Comme le pleure sur Twitter Jean-Michel Jarre, parolier de deux des plus beaux titres de Christophe, Les Mots Bleus et Paradis Perdus : “ C’était un des plus grands chanteurs français. C’était plus qu’un chanteur, c’était un couturier de la chanson.” La mère du chanteur était d'ailleurs couturière, tandis que son père tenait une entreprise d'installation de chauffage central.
Si Christophe ciselait ses morceaux comme des robes couture, parlant de “veste de soie rose ” ou un d'un “ smoking blanc cassé”, il a connu plusieurs périodes, à la manière d'un peintre. Il y avait le chanteur yéyé qui criait le nom d'“ Aline” à l'infini, dans les années 1960. Puis vint le temps de la poésie, dans les années 70, avec deux albums majeurs, Les Paradis perdus et Les Mots bleus. Après une page quasi blanche dans les années 1980 (en dehors du hit Succès Fou en 1983) et 1990, le compositeur est revenu plus complexe et passionnant que jamais avec plusieurs disques, dès 1996. Parmi les moments forts, on retient son escapade avec Alan Vega de Suicide, son idole, sur Les Vestiges du Chaos (2016).
Au-delà des chansons qui ont influencé toute une génération pop, il y avait un homme perfectionniste et mystérieux qu'on a eu la chance de rencontrer un soir dans son appartement-musée de Montparnasse. Il parlait de tous ses trésors avec la force d'un conteur, d'un piano à une photo dénudée d'Isabelle Adjani.
Derrière l'image du crooner-dandy-latin lover, Christophe était le descendant d'une famille d'immigrés italiens originaires du Frioul. Il découvre la musique, enfant, avec Edith Piaf, puis se passionne pour le blues, les juke-boxes, l'American way of life, les voitures, les vieux films, Elvis Presley et James Dean. Dans sa jeunesse, comme ses idôles rebelles, il roule trop vite au volant de ses Ferrari et de ses Lamborghini, ce qui lui cause quelques démêlés avec la maréchaussée.
Christophe ne s'est jamais vraiment assagi. Père de deux enfants, dont un qu'il n'a pas reconnu, il n' était pas devenu un vieux Schnock moustachu dopé à la naphtaline.

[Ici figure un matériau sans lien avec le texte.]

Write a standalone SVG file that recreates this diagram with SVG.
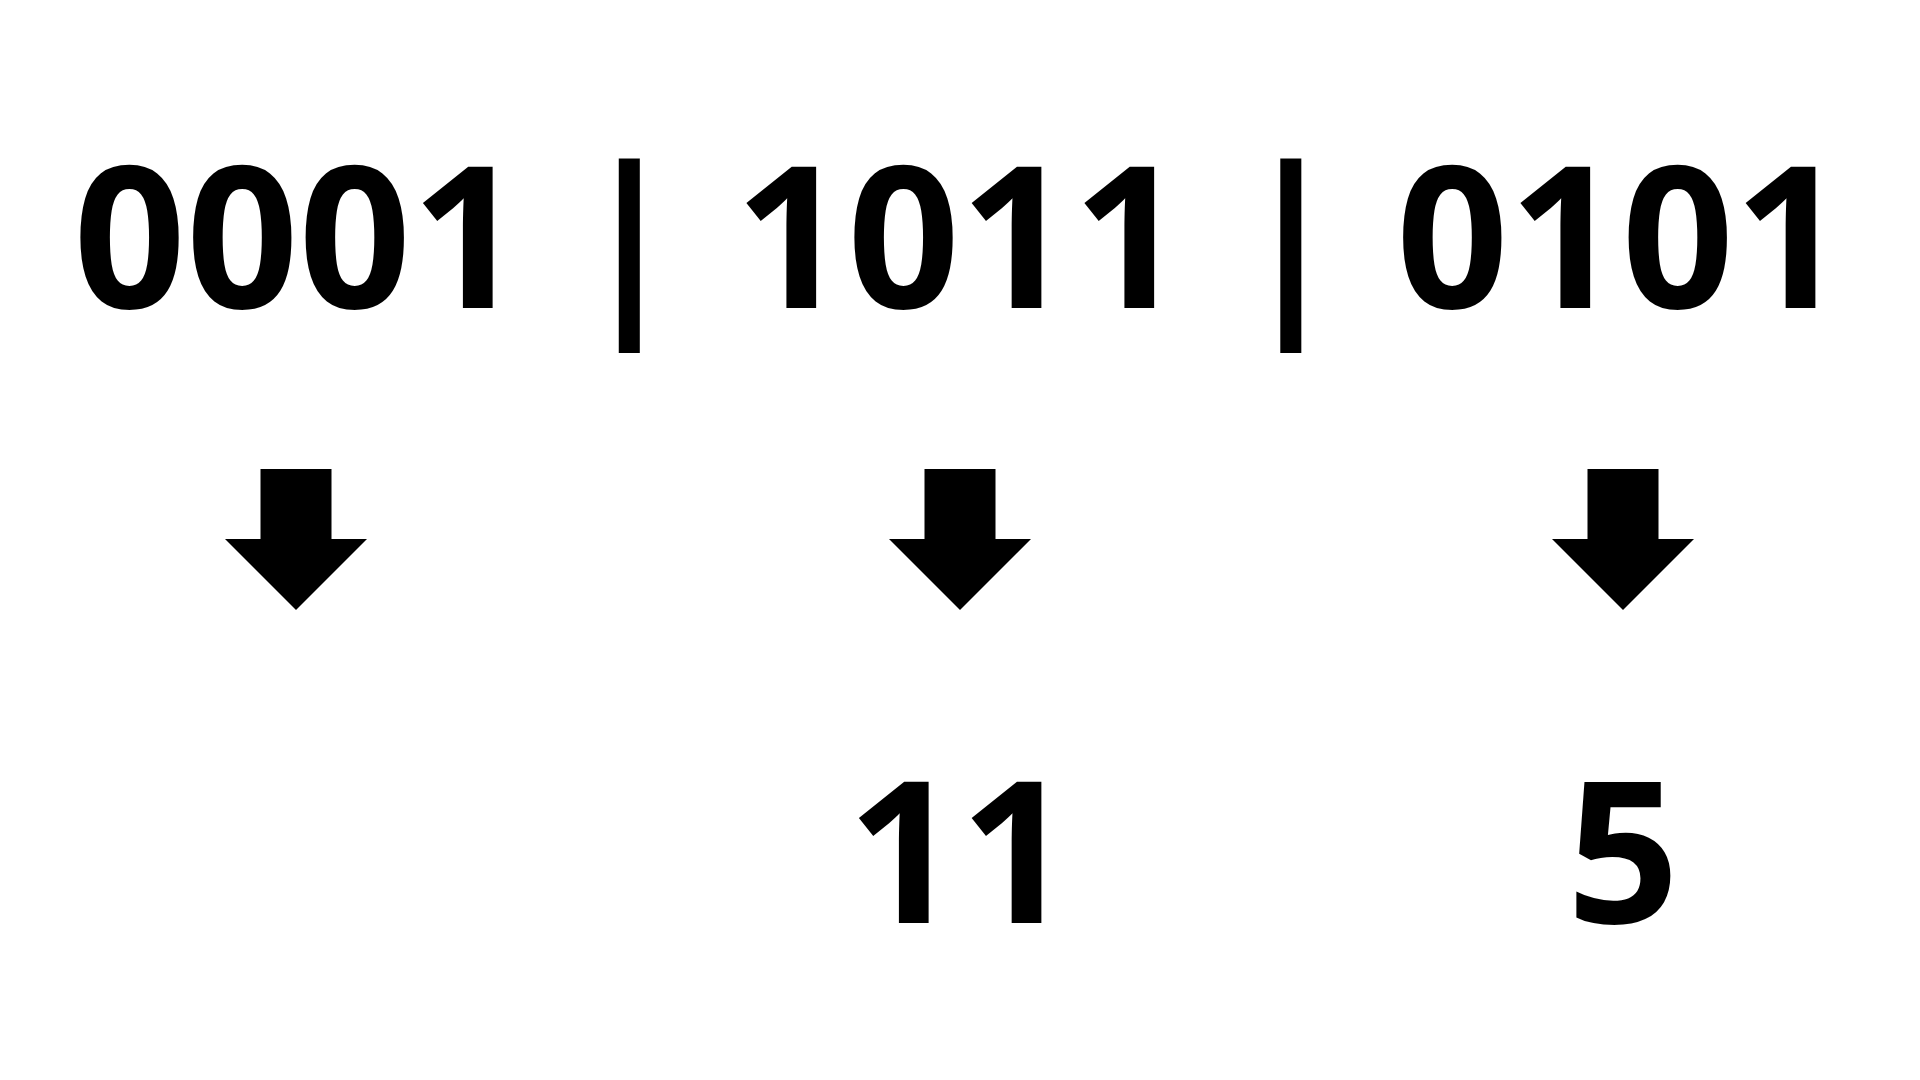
<svg xmlns="http://www.w3.org/2000/svg" width="1920" height="1080" viewBox="0 0 1920 1080">
<style>
.t{font-family:"Open Sans","Liberation Sans",sans-serif;font-weight:700;font-size:197px;fill:#000;text-anchor:middle}
.a{fill:#000}
</style>
<defs>
<path id="arr" d="M-35.5,0 H35.5 V70 H71 L0,141 L-71,70 H-35.5 Z"/>
</defs>
<rect width="1920" height="1080" fill="#fff"/>
<g id="bits"><text class="t" x="960" y="308" xml:space="preserve">0001 | 1011 | 0101</text></g>
<g id="connectors">
<use href="#arr" class="a" x="296" y="469"/>
<use href="#arr" class="a" x="960" y="469"/>
<use href="#arr" class="a" x="1623" y="469"/>
</g>
<g id="result-11"><text class="t" x="960" y="923">11</text></g>
<g id="result-5"><text class="t" x="1623" y="923">5</text></g>
</svg>
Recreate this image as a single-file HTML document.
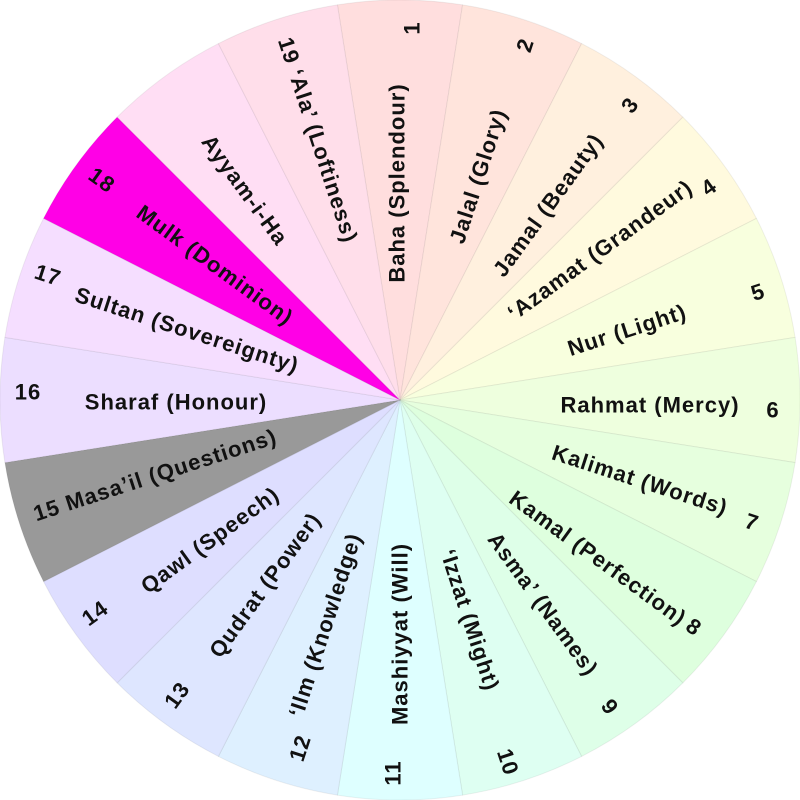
<!DOCTYPE html>
<html><head><meta charset="utf-8"><style>
html,body{margin:0;padding:0;background:#fff}
svg{display:block}
text{font-family:"Liberation Sans","DejaVu Sans",sans-serif;font-size:22px;letter-spacing:1px;fill:#111;font-weight:bold;dominant-baseline:central;text-anchor:middle}
</style></head><body>
<svg width="800" height="800" viewBox="0 0 800 800">
<defs><path id="w" d="M400,400 L337.43,4.92 A400,400 0 0 1 462.57,4.92 Z"/></defs>
<g stroke="rgba(0,0,0,0.06)" stroke-width="1">
<use href="#w" fill="#ffdede" transform="rotate(0 400 400)"/>
<use href="#w" fill="#ffe4dc" transform="rotate(18 400 400)"/>
<use href="#w" fill="#fff0de" transform="rotate(36 400 400)"/>
<use href="#w" fill="#fffade" transform="rotate(54 400 400)"/>
<use href="#w" fill="#f8ffde" transform="rotate(72 400 400)"/>
<use href="#w" fill="#eeffde" transform="rotate(90 400 400)"/>
<use href="#w" fill="#e6ffde" transform="rotate(108 400 400)"/>
<use href="#w" fill="#deffde" transform="rotate(126 400 400)"/>
<use href="#w" fill="#deffe8" transform="rotate(144 400 400)"/>
<use href="#w" fill="#defff2" transform="rotate(162 400 400)"/>
<use href="#w" fill="#deffff" transform="rotate(180 400 400)"/>
<use href="#w" fill="#def0ff" transform="rotate(198 400 400)"/>
<use href="#w" fill="#dee6ff" transform="rotate(216 400 400)"/>
<use href="#w" fill="#dedeff" transform="rotate(234 400 400)"/>
<use href="#w" fill="#999999" transform="rotate(252 400 400)"/>
<use href="#w" fill="#ecdeff" transform="rotate(270 400 400)"/>
<use href="#w" fill="#f5deff" transform="rotate(288 400 400)"/>
<use href="#w" fill="#ff00e6" transform="rotate(306 400 400)"/>
<use href="#w" fill="#ffdef4" transform="rotate(324 400 400)"/>
<use href="#w" fill="#ffdeea" transform="rotate(342 400 400)"/>
</g>
<g>
<text transform="translate(397,183) rotate(-90)">Baha (Splendour)</text>
<text transform="translate(412,28) rotate(-90)">1</text>
<text transform="translate(478,176) rotate(-72)">Jalal (Glory)</text>
<text transform="translate(525,45) rotate(-72)">2</text>
<text transform="translate(548,205) rotate(-54)">Jamal (Beauty)</text>
<text transform="translate(630,105) rotate(-54)">3</text>
<text transform="translate(600,250) rotate(-36)">‘Azamat (Grandeur)</text>
<text transform="translate(709,187) rotate(-36)">4</text>
<text transform="translate(627,330) rotate(-18)">Nur (Light)</text>
<text transform="translate(758,292) rotate(-18)">5</text>
<text transform="translate(650,405)">Rahmat (Mercy)</text>
<text transform="translate(773,410)">6</text>
<text transform="translate(640,480) rotate(18)">Kalimat (Words)</text>
<text transform="translate(752,522) rotate(18)">7</text>
<text transform="translate(598,558) rotate(36)">Kamal (Perfection)</text>
<text transform="translate(694,627) rotate(36)">8</text>
<text transform="translate(543,604) rotate(54)">Asma’ (Names)</text>
<text transform="translate(610,707) rotate(54)">9</text>
<text transform="translate(470,620) rotate(72)">‘Izzat (Might)</text>
<text transform="translate(508,762) rotate(72)">10</text>
<text transform="translate(400,634) rotate(-90)">Mashiyyat (Will)</text>
<text transform="translate(393,773) rotate(-90)">11</text>
<text transform="translate(325,625) rotate(-72)">‘Ilm (Knowledge)</text>
<text transform="translate(300,748) rotate(-72)">12</text>
<text transform="translate(265,585) rotate(-54)">Qudrat (Power)</text>
<text transform="translate(177,695) rotate(-54)">13</text>
<text transform="translate(210,540) rotate(-36)">Qawl (Speech)</text>
<text transform="translate(95,613) rotate(-36)">14</text>
<text transform="translate(155,475) rotate(-18)">15 Masa’il (Questions)</text>
<text transform="translate(176,402)">Sharaf (Honour)</text>
<text transform="translate(28,392)">16</text>
<text transform="translate(187,330) rotate(18)">Sultan (Sovereignty)</text>
<text transform="translate(48,275) rotate(18)">17</text>
<text transform="translate(215,265) rotate(36)">Mulk (Dominion)</text>
<text transform="translate(102,180) rotate(36)">18</text>
<text transform="translate(245,190) rotate(54)">Ayyam-i-Ha</text>
<text transform="translate(318,140) rotate(72)">19 ‘Ala’ (Loftiness)</text>
</g>
</svg>
</body></html>
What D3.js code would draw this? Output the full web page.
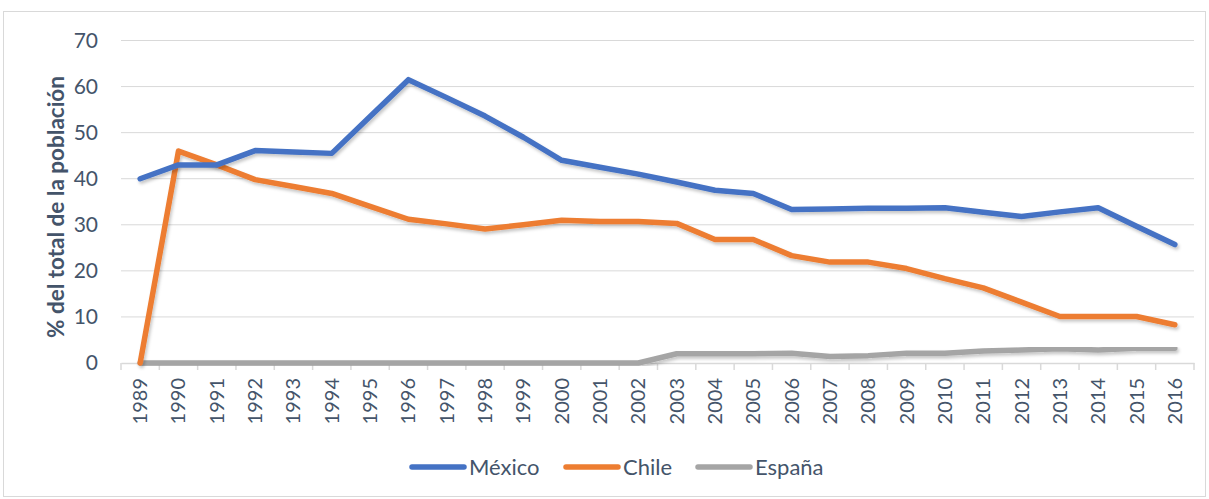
<!DOCTYPE html>
<html>
<head>
<meta charset="utf-8">
<script src="https://cdn.jsdelivr.net/npm/d3@7"></script>
<style>
  body { margin: 0; background: #fff; }
  svg { font-family: Lato, 'Open Sans', sans-serif; }
</style>
</head>
<body>
<svg id="chart" width="1209" height="499"></svg>
<script>
// data
const years = d3.range(1989, 2017).map(String)
const mexico = [40, 43, 43, 46.1, 45.8, 45.5, 53.5, 61.5, 57.6, 53.6, 49, 44, 42.5, 41, 39.3, 37.5, 36.8, 33.3, 33.4, 33.6, 33.6, 33.7, 32.7, 31.8, 32.8, 33.7, 29.7, 25.7]
const chile = [0, 46, 43, 39.8, 38.3, 36.8, 34, 31.2, 30.2, 29.1, 30, 31, 30.7, 30.7, 30.3, 26.8, 26.8, 23.3, 21.9, 21.9, 20.5, 18.3, 16.3, 13.2, 10.1, 10.1, 10.1, 8.3]
const espana = [0, 0, 0, 0, 0, 0, 0, 0, 0, 0, 0, 0, 0, 0, 2, 2, 2, 2.1, 1.4, 1.6, 2.1, 2.1, 2.6, 2.8, 3.1, 2.8, 3.2, 3.2]
const seriesNames = ['México', 'Chile', 'España']
const colors = ['#4472C4', '#ED7D31', '#A5A5A5']
const yTicks = [0, 10, 20, 30, 40, 50, 60, 70]

const series = [mexico, chile, espana]
const textColor = '#44546A'
const gridColor = '#D9D9D9'

const svg = d3.select('#chart')

// chart border
svg.append('rect')
  .attr('x', 3.5).attr('y', 11.5)
  .attr('width', 1202).attr('height', 485)
  .attr('fill', '#fff')
  .attr('stroke', '#D9D9D9')

const plotLeft = 121
const plotRight = 1194
const plotTop = 40.5
const plotBottom = 363

const x = d3.scaleBand().domain(years).range([plotLeft, plotRight])
const y = d3.scaleLinear().domain([0, 70]).range([plotBottom, plotTop])

// shadow filter
const defs = svg.append('defs')
const f = defs.append('filter').attr('id', 'shadow')
  .attr('x', '-5%').attr('y', '-5%').attr('width', '110%').attr('height', '120%')
f.append('feDropShadow')
  .attr('dx', 1.5).attr('dy', 2.5).attr('stdDeviation', 1.5)
  .attr('flood-color', '#000').attr('flood-opacity', 0.22)

// gridlines
svg.append('g')
  .selectAll('line')
  .data(yTicks.filter(d => d > 0))
  .join('line')
  .attr('x1', plotLeft).attr('x2', plotRight)
  .attr('y1', d => y(d)).attr('y2', d => y(d))
  .attr('stroke', gridColor)
  .attr('stroke-width', 1)

// y axis labels
const yAxis = svg.append('g')
  .attr('transform', 'translate(' + plotLeft + ',0)')
  .call(d3.axisLeft(y).tickValues(yTicks).tickSize(0).tickPadding(23))
yAxis.select('.domain').remove()
yAxis.selectAll('text')
  .attr('fill', textColor)
  .attr('font-size', 21)
  .attr('font-family', 'Lato, sans-serif')

// x axis
const xAxis = svg.append('g')
  .attr('transform', 'translate(0,' + plotBottom + ')')
  .call(d3.axisBottom(x).tickSize(0).tickPadding(0))
xAxis.select('.domain')
  .attr('stroke', gridColor)
  .attr('stroke-width', 1.5)
xAxis.selectAll('text')
  .attr('fill', textColor)
  .attr('font-size', 20)
  .attr('font-family', 'Lato, sans-serif')
  .attr('transform', 'rotate(-90)')
  .attr('text-anchor', 'end')
  .attr('x', -15)
  .attr('y', 0)
  .attr('dy', '0.35em')

// tick marks at band boundaries
svg.append('g')
  .selectAll('line')
  .data(years.concat(['end']))
  .join('line')
  .attr('x1', (d, i) => plotLeft + i * x.step())
  .attr('x2', (d, i) => plotLeft + i * x.step())
  .attr('y1', plotBottom)
  .attr('y2', plotBottom + 7)
  .attr('stroke', gridColor)
  .attr('stroke-width', 1.5)

// y axis title
svg.append('text')
  .text('% del total de la población')
  .attr('transform', 'translate(56,207) rotate(-90)')
  .attr('text-anchor', 'middle')
  .attr('dy', '0.35em')
  .attr('fill', textColor)
  .attr('font-size', 22.5)
  .attr('font-weight', 'bold')

// lines
const line = d3.line()
  .x((d, i) => x(years[i]) + x.bandwidth() / 2)
  .y(d => y(d))

const order = [2, 1, 0]
order.forEach(k => {
  svg.append('path')
    .datum(series[k])
    .attr('d', line)
    .attr('fill', 'none')
    .attr('stroke', colors[k])
    .attr('stroke-width', 5.5)
    .attr('stroke-linejoin', 'round')
    .attr('stroke-linecap', 'round')
    .attr('filter', 'url(#shadow)')
})

// legend
const legendX = [410, 564, 696]
const legend = svg.append('g')
seriesNames.forEach((name, i) => {
  const g = legend.append('g').attr('transform', 'translate(' + legendX[i] + ',467)')
  g.append('line')
    .attr('x1', 2).attr('x2', 54)
    .attr('y1', 0).attr('y2', 0)
    .attr('stroke', colors[i])
    .attr('stroke-width', 5.5)
    .attr('stroke-linecap', 'round')
  g.append('text')
    .text(name)
    .attr('x', 59)
    .attr('y', 0)
    .attr('dy', '0.35em')
    .attr('fill', textColor)
    .attr('font-size', 22)
})
</script>
</body>
</html>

Il aimait la nouveauté, se tenant au courant de tout ce qui se faisait en matière de musique avec un enthousiasme sans bornes. Il n'hésitait pas à collaborer avec la jeunesse comme en témoigne un récent et sublime duo live sublime avec la productrice électro belge Mathilde Fernandez ou une échappée avec Jeanne Added et même Laetitia Casta.
Il nous reste de l'homme et de l’œuvre une certaine idée du “ beau bizarre”, pour reprendre le titre de son album sorti en 1978 (sur lequel il chantait “ Si j’ai ma veste noire/Ce n’est pas par hasard/C’est la couleur que je préfère/Le blanc, c’était hier.”) et cette leçon: “ Aimer ce que nous sommes”, comme le disait son disque sorti en 2008. Aimer ce que nous sommes, dans notre richesse et nos failles.